Gods behaving badly – celebrity as a ‘kind of’ religion

Pete Ward posted a really interesting article on the ‘theotherjournal.com‘ website about the ‘deification’ of celebrities in popular culture and the theological response to the phenomenon:

“In 1996, the pop singer Jarvis Cocker invaded the stage at the United Kingdom’s Brit Awards. Michael Jackson was performing “Earthsong.” Jackson emerged, out of a huge image of the earth, surrounded by white light. He raised his arms in the shape of a cross and started to sing about the planet. As the song continued, Jackson was joined on stage by a crowd of people in tattered clothing, and as the song came to a close the singer took off his shirt and his trousers to reveal white robes. Again bathed in light, Jackson stood as if crucified. Slowly the crowd came to him, one by one, and he touched them or kissed them as if in blessing. Eventually, Jackson was left with just a small group of children. Holding a girl by her hand, he started to speak about the devastation of the planet, saying that he “believes in us,” that we can make a difference. “I believe in you, I love you” said the pop star, and he turned, surrounded by children, and exited the stage.

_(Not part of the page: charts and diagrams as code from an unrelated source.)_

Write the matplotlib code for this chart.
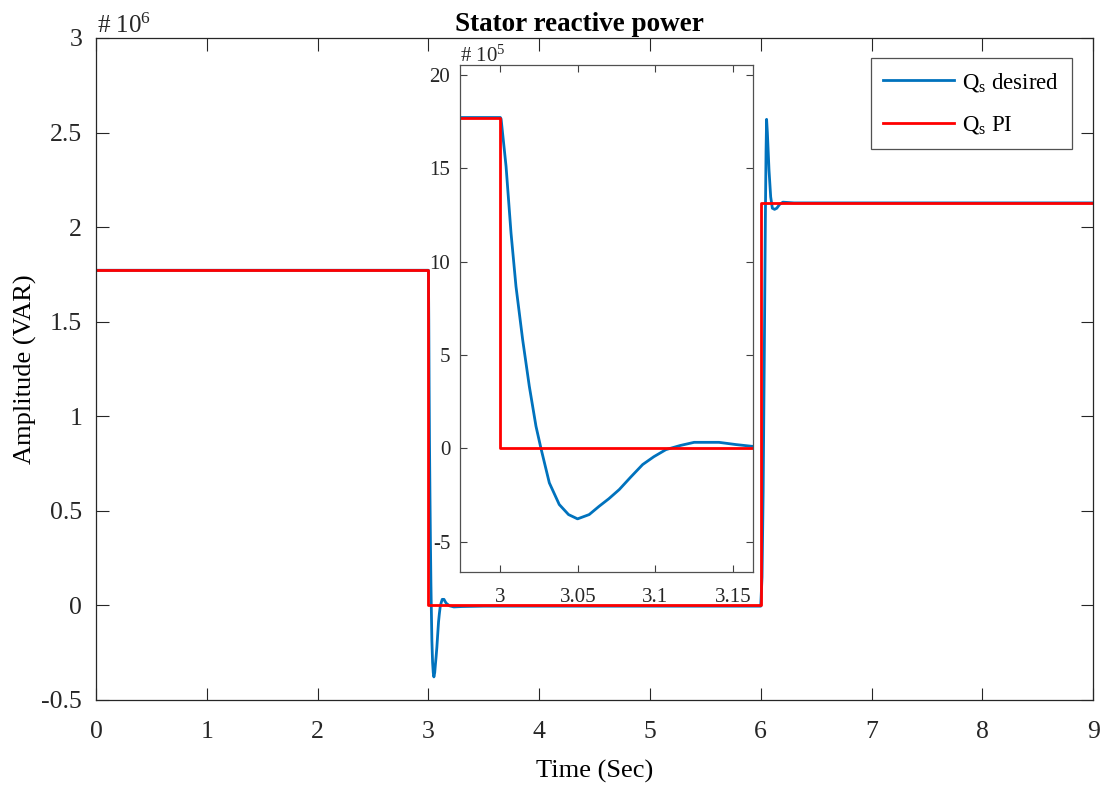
import matplotlib
matplotlib.use("Agg")
import matplotlib.pyplot as plt
from matplotlib.ticker import FuncFormatter

# ---------- data (values in units of 1e5 VAR) ----------

# PI output: piecewise constant levels, one level per step start
pi_t = [0.0, 3.0, 6.0, 9.0]
pi_v = [17.72, 0.0, 21.28, 21.28]

# desired reactive power
des_t = [0.0, 3.0, 3.0005, 3.0037, 3.0069, 3.0101, 3.0144, 3.0187, 3.0230,
         3.0262, 3.0316, 3.0380, 3.0440, 3.0498, 3.0573, 3.0638, 3.0700,
         3.0767, 3.0840, 3.0918, 3.0990, 3.1068, 3.1160, 3.1250, 3.1410,
         3.1520, 3.1620, 3.19, 3.23, 3.30,
         3.50, 6.0, 6.012, 6.022, 6.032, 6.042, 6.048, 6.053, 6.060, 6.075,
         6.090, 6.105, 6.125, 6.145, 6.170, 6.200, 6.300, 9.0]
des_v = [17.72, 17.72, 17.64, 15.10, 11.53, 8.67, 5.82, 3.32, 1.18,
         0.0, -1.85, -3.01, -3.55, -3.78, -3.55, -3.10, -2.70,
         -2.21, -1.55, -0.87, -0.45, -0.07, 0.15, 0.32, 0.32,
         0.20, 0.11, -0.02, -0.08, -0.06,
         -0.04, -0.04, 1.5, 6.0, 13.0, 20.5, 24.0, 25.7, 25.0, 23.0,
         21.6, 21.0, 20.94, 21.0, 21.2, 21.32, 21.28, 21.28]

main_xticks = [0, 1, 2, 3, 4, 5, 6, 7, 8, 9]
main_yticks = [-0.5, 0, 0.5, 1, 1.5, 2, 2.5, 3]
inset_xticks = [3.0, 3.05, 3.1, 3.15]
inset_yticks = [-5, 0, 5, 10, 15, 20]

BLUE = "#0072BD"
RED = "#FF0000"

plt.rcParams["font.family"] = ["Liberation Serif", "DejaVu Serif"]
plt.rcParams["mathtext.fontset"] = "custom"
plt.rcParams["mathtext.rm"] = "Liberation Serif"
plt.rcParams["mathtext.it"] = "Liberation Serif:italic"


def fmt(v, pos):
    return "%g" % v


fig = plt.figure(figsize=(11.05, 7.85), dpi=100)

# ---------- main axes ----------
ax = fig.add_axes([0.0869, 0.1083, 0.9023, 0.8433])
des_main = [v / 10.0 for v in des_v]
pi_main = [v / 10.0 for v in pi_v]
ax.plot(des_t, des_main, color=BLUE, lw=2.0, label=r"Q$_{\rm s}$ desired")
ax.plot(pi_t, pi_main, color=RED, lw=2.0, drawstyle="steps-post",
        label=r"Q$_{\rm s}$ PI")
ax.set_xlim(0, 9)
ax.set_ylim(-0.5, 3)
ax.set_xticks(main_xticks)
ax.set_yticks(main_yticks)
ax.xaxis.set_major_formatter(FuncFormatter(fmt))
ax.yaxis.set_major_formatter(FuncFormatter(fmt))
ax.tick_params(direction="in", length=9, width=0.8, top=True, right=True,
               labelsize=18.5, colors="#262626")
ax.tick_params(axis="y", pad=10)
ax.tick_params(axis="x", pad=15)
for s in ax.spines.values():
    s.set_linewidth(0.9)
    s.set_color("#262626")
ax.set_xlabel("Time (Sec)", fontsize=19, labelpad=12)
ax.set_ylabel("Amplitude (VAR)", fontsize=19, labelpad=3)
ax.set_title("Stator reactive power", fontsize=19.5, fontweight="bold",
             pad=5, x=0.485)

leg = ax.legend(loc="upper right", bbox_to_anchor=(0.970, 0.926),
                bbox_transform=fig.transFigure, fontsize=16.5, frameon=True,
                fancybox=False, edgecolor="#262626", handlelength=3.1,
                borderpad=0.55, labelspacing=0.9, handletextpad=0.35,
                borderaxespad=0.0)
leg.get_frame().set_linewidth(0.9)

fig.text(97 / 1105, 1 - 33 / 785, r"# 10$^{6}$", fontsize=18,
         va="baseline", ha="left", color="#262626")

# ---------- inset ----------
ins = fig.add_axes([0.4163, 0.2710, 0.2652, 0.6459])
ins.plot(des_t, des_v, color=BLUE, lw=2.0)
ins.plot(pi_t, pi_v, color=RED, lw=2.0, drawstyle="steps-post")
ins.set_xlim(2.974, 3.163)
ins.set_ylim(-6.64, 20.52)
ins.set_xticks(inset_xticks)
ins.set_yticks(inset_yticks)
ins.xaxis.set_major_formatter(FuncFormatter(fmt))
ins.yaxis.set_major_formatter(FuncFormatter(fmt))
ins.tick_params(direction="in", length=5, width=0.8, top=True, right=True,
                labelsize=15, colors="#404040", labelcolor="#262626")
ins.tick_params(axis="y", pad=7)
ins.tick_params(axis="x", pad=11)
for s in ins.spines.values():
    s.set_linewidth(0.9)
    s.set_color("#505050")

fig.text(460 / 1105, 1 - 62 / 785, r"# 10$^{5}$", fontsize=15,
         va="baseline", ha="left", color="#262626")

fig.savefig("out.png", dpi=100)
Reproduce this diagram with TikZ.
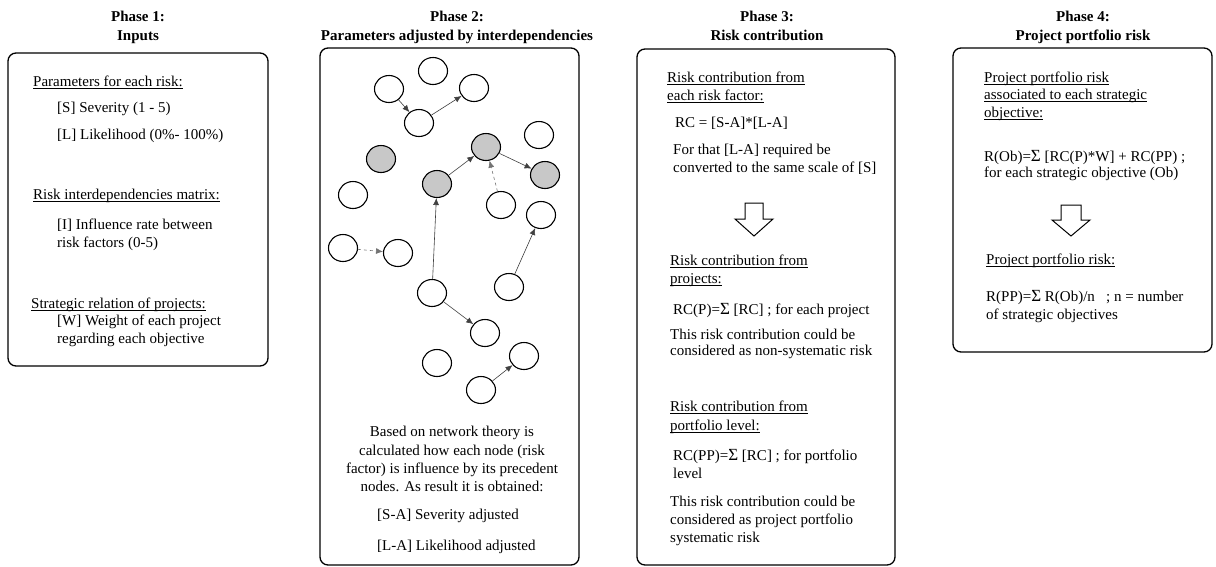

All of this was too much for Cocker. He climbed onto the edge of the stage bent over and patted his backside at the messianic Jackson. Fourteen years after the event, several years after Jackson’s trial, and nearly a year after Jackson’s death, Cocker is unapologetic. Asked by an interviewer if he thought now that he was “mean” to Jackson, Cocker said, “Not really. His performance was bad taste. Pop stars are not deities. In one iconic gesture, Cocker refused to worship the messianic Michael.”

As he goes on to explain:

“…celebrity culture is about knowing and being known. Back in the ’60s Daniel Boorstin said that “the celebrity is a person who is well-known for their well-knownness”. The implication here is that celebrity is somewhat shallow. Being known, it is implied, has no relationship to artistic merit, skill, or value. Being known is simply a result of media attention. Some might wish to stay with this reductive analysis and emphasize the way that celebrity culture is characterized by a facile curiosity or by tasteless self-promotion. If we add to this the link between celebrity as self-revelation and the commercial interest associated with the promotion of the products of a popular culture, then it is clearly tempting to conclude that celebrity is simply an aspect of the culture industry’s exploitation of a gullible public. Thus, the only credible theological response would be to seek to expose the failings of the celebrity obsession and to critique popular culture as a dehumanizing and degrading phenomenon. Such a move, I believe, not only misunderstands this aspect of contemporary life, but it also runs the risk of closing down a potential area of theological creativity and ignoring the missiological challenge of celebrity culture.”